Can Peter Robinson count on middle Ulster to keep him on top?
By his own admission, Peter Robinson has three years left to make his mark.
The First Minister revealed in last week's BBC documentary of his political career that he was of a mind to bow out by his 65th birthday. Now 62, he runs the risk of being remembered mainly for the family and financial scandal which engulfed his office this time last year.
Lesser men would have wilted and other political leaders would either have fallen on their sword or been ousted by their parties, but Robinson has survived and has undergone a metamorphosis.
To those of us who have observed him since his early days at the knee of Ian Paisley, he is a changed and, at times, unrecognisable figure.
The archive film in the BBC profile reminded us of how far Robinson has travelled, from street-protester to power-sharer. Like Martin McGuinness, he appears a reformed character.
If a road existed between Stormont and Damascus, it would be so trodden upon by now as to need resurfacing.
The old newsreels of Robinson wearing a red Ulster Resistance beret, or wielding a sledgehammer inscribed with the words 'Smash Sinn Fein', reminded us of an era we hope will never be encountered again.
After last year's scandal surrounding his wife, Iris, the rehabilitation of Robinson is now underway in earnest, with an election looming 12 weeks away.
As Robinson cultivates a new, softer-spoken, less abrasive image, his speeches are aimed at middle-Ulster, pulling what remains of any carpet from under the feet of the ailing Ulster Unionist Party.
He is presenting himself as a First Minister reaching out and building bridges. The days when he and McGuinness could barely do eye contact have given way to a more relaxed entente. Not the Chuckle Brothers, nor the Brothers Grim, but somewhere in-between.
How the people of East Belfast view Robinson's rehabilitation and whether they have a more sympathetic view of him now than they did during the Westminster contest, we will only know when the ballot boxes are opened in May.
The BBC documentary did not ask him the hard questions of his leadership which I'm sure he will face during the forthcoming election campaign on the doorsteps of East Belfast.
Assuming he is re-elected as an MLA, will he still be First Minister? The size of the DUP's vote will determine whether he, or McGuinness, occupies the post.
The long-term decline in the overall unionist vote suggests it is only a matter of time before the First Minister's post is lost to republicans and that could be as early as May.
The DUP polled 168,000 votes at the Westminster election, while Sinn Fein emerged as the largest party with 171,000 votes.
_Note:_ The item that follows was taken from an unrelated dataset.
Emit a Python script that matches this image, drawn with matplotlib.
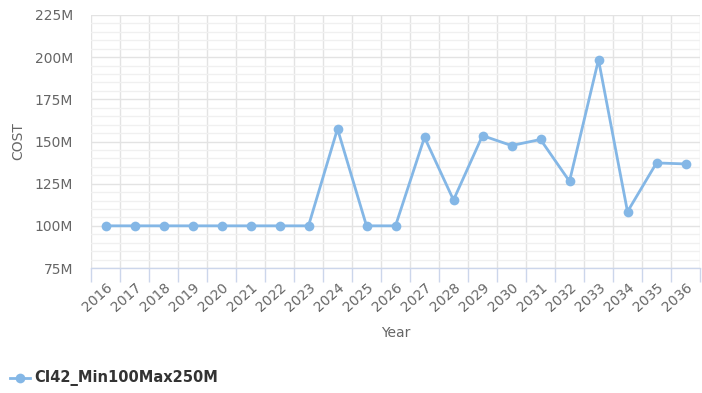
import matplotlib
matplotlib.use("Agg")
import matplotlib.pyplot as plt
from matplotlib.ticker import FixedLocator, MultipleLocator, FuncFormatter

years = [str(y) for y in range(2016, 2037)]
cost_m = [100, 100, 100, 100, 100, 100, 100, 100, 157.5, 100, 100,
          152.5, 115.3, 153.5, 147.6, 151.2, 126.4, 198.5, 108.4, 137.3, 136.7]
series_name = "CI42_Min100Max250M"

line_color = "#84b7e6"
text_color = "#666666"

plt.rcParams["font.family"] = ["DejaVu Sans"]

fig = plt.figure(figsize=(7.02, 3.93), dpi=100)
ax = fig.add_axes([91 / 702, 1 - 268 / 393, 609 / 702, 253 / 393])

x = list(range(len(years)))
ax.plot(x, cost_m, color=line_color, lw=2, marker="o", ms=7,
        markeredgewidth=0, zorder=3, clip_on=False)

ax.set_xlim(-0.5, len(years) - 0.5)
ax.set_ylim(75, 225)

# y axis: major every 25M, minor every 5M
ax.yaxis.set_major_locator(MultipleLocator(25))
ax.yaxis.set_minor_locator(MultipleLocator(5))
ax.yaxis.set_major_formatter(FuncFormatter(lambda v, p: f"{int(v)}M"))
ax.grid(which="major", axis="y", color="#e3e3e3", lw=1)
ax.grid(which="minor", axis="y", color="#f0f0f0", lw=1)

# x axis: labels at category centres, ticks and grid at boundaries
ax.xaxis.set_major_locator(FixedLocator(x))
ax.set_xticklabels(years)
ax.xaxis.set_minor_locator(FixedLocator([i - 0.5 for i in range(len(years) + 1)]))
ax.grid(which="minor", axis="x", color="#e3e3e3", lw=1)
ax.tick_params(axis="x", which="major", length=0, pad=9, labelsize=10,
               labelcolor=text_color)
ax.tick_params(axis="x", which="minor", length=10, color="#ccd6eb", width=1)
ax.tick_params(axis="y", which="both", length=0, pad=13, labelsize=10,
               labelcolor=text_color)
for lab in ax.get_xticklabels():
    lab.set_rotation(42)
    lab.set_ha("right")
    lab.set_va("top")
    lab.set_rotation_mode("anchor")

for side in ("top", "right", "left"):
    ax.spines[side].set_visible(False)
ax.spines["bottom"].set_color("#ccd6eb")
ax.spines["bottom"].set_linewidth(1)
ax.set_axisbelow(True)

ax.set_ylabel("COST", color=text_color, fontsize=10, labelpad=7)
ax.set_xlabel("Year", color=text_color, fontsize=10, labelpad=8)

# legend entry below the plot
fig.lines.append(plt.Line2D([10 / 702, 30 / 702], [1 - 378 / 393] * 2,
                            transform=fig.transFigure, color=line_color, lw=2))
fig.lines.append(plt.Line2D([20 / 702], [1 - 378 / 393], marker="o", ms=7,
                            markeredgewidth=0, transform=fig.transFigure,
                            color=line_color))
fig.text(34 / 702, 1 - 378 / 393, series_name, fontsize=10.5, fontweight="bold",
         color="#333333", va="center", ha="left")

fig.savefig("out.png", dpi=100)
On that performance, Robinson's days as First Minister are numbered in weeks, but the DUP did not contest two constituencies and, if the party steals more support from the Ulster Unionists, it can maintain pole position.
The 'master of strategy', as he was described on the BBC, is now pursuing the middle-ground and with it the crucial extra votes required to maintain the DUP's dominance.
Several factors are at play which could determine whether his strategy is successful. For example, many middle-class Protestants are turned off Northern Ireland politics. Can they be won back?
From academics and lawyers to those successful in business and commerce, they are few and far between among Stormont's MLAs.
At the other end of the social spectrum is the disaffected Protestant under-class, which has never recovered from the decline and fall of the shipbuilding, textile and engineering industries, as evident in the depressing streets in some corners of Robinson's own East Belfast constituency.
As First Minister, Robinson has presided over an Executive which has hardly impressed. Virtually every minister has endured criticism of his, or her, performance. Some have been accused of incompetence, of indecision, of making the wrong decision. The controversial budget cuts remain unresolved.
The principal achievement to date of Robinson's Executive is that it has survived in spite of its failings. Of his own personal trauma, he told the BBC: "I still believe the intention was to destroy me."
As of now, a new, reinvigorated Robinson faces yet another election in his long career with a very different message. The extremist-turned-pragmatist still has time to leave his mark.
When the votes are counted we will know if the DUP made the right decision to back Robinson when he appeared down-and-out.